I 'll keep itching to go to Spain for the real honest to God, in your face tapas experience. Until my plane leaves, I'm settling for my version of,"what Spain must taste like." If have a big enough suitcase I will bring Elton John as well, he sang ,"they say Spain is pretty though I've never been"... I can tell, he wants to go too!..

Albondigas - Spicy Spanish Meatballs ( makes a ton, you know everything I make is big!)
2 pounds lean ground beef
1 pound spicy ground sausage
8 clove garlic, finely chopped
2 tablespoon parsley, finely chopped
4 tablespoon oregano, finely chopped
4 tablespoon dry sherry
½ teaspoon ginger, ground
½ teaspoon allspice, ground
½ teaspoon cinnamon, ground
¼ teaspoon cloves, ground
¼ teaspoon nutmeg, ground
1 teaspoon cayenne
½ teaspoon pepper
1 teaspoon salt
4 egg, beaten
5 tablespoon flour
olive oil, for frying

Directions:
Combine all ingredients except flour and oil in large bowl.
Mix together well. Roll mixture into small balls and toss lightly in flour.
Heat oil in pan over moderate heat.
Cook until evenly browned and cooked through, turning often for about 12 minutes.
Drain well and serve. makes about 50-60 meatballs.
Something for the Spanish cheese plate...

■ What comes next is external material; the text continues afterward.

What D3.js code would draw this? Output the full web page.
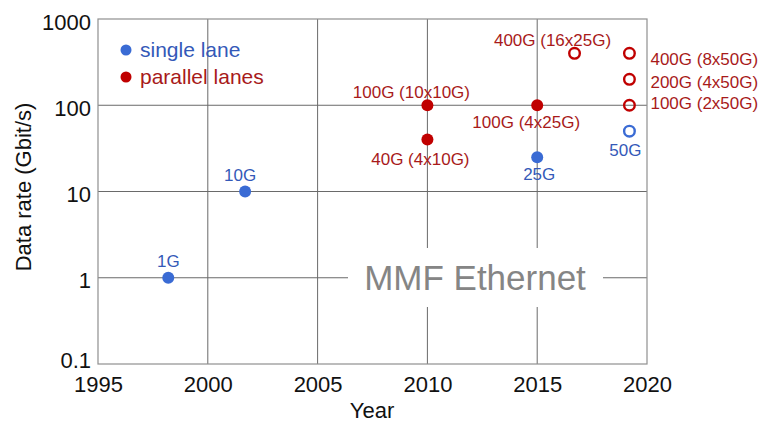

Zamorano a raw milk cheese from said region of Spain. The cheese is made from the milk of Churra and Castellana sheep. Now I never met a Churra or Castellana sheep but I can imagine a happy fuzzy, four legged creature lazily munching on sweet grass. The cheese of these blissful sheep is remarkable. When it touches your tongue, you taste....fresh milk and sun. Zamorano is available at Frogs Breath Cheese Store, along with many terrific Spanish cheeses and wine.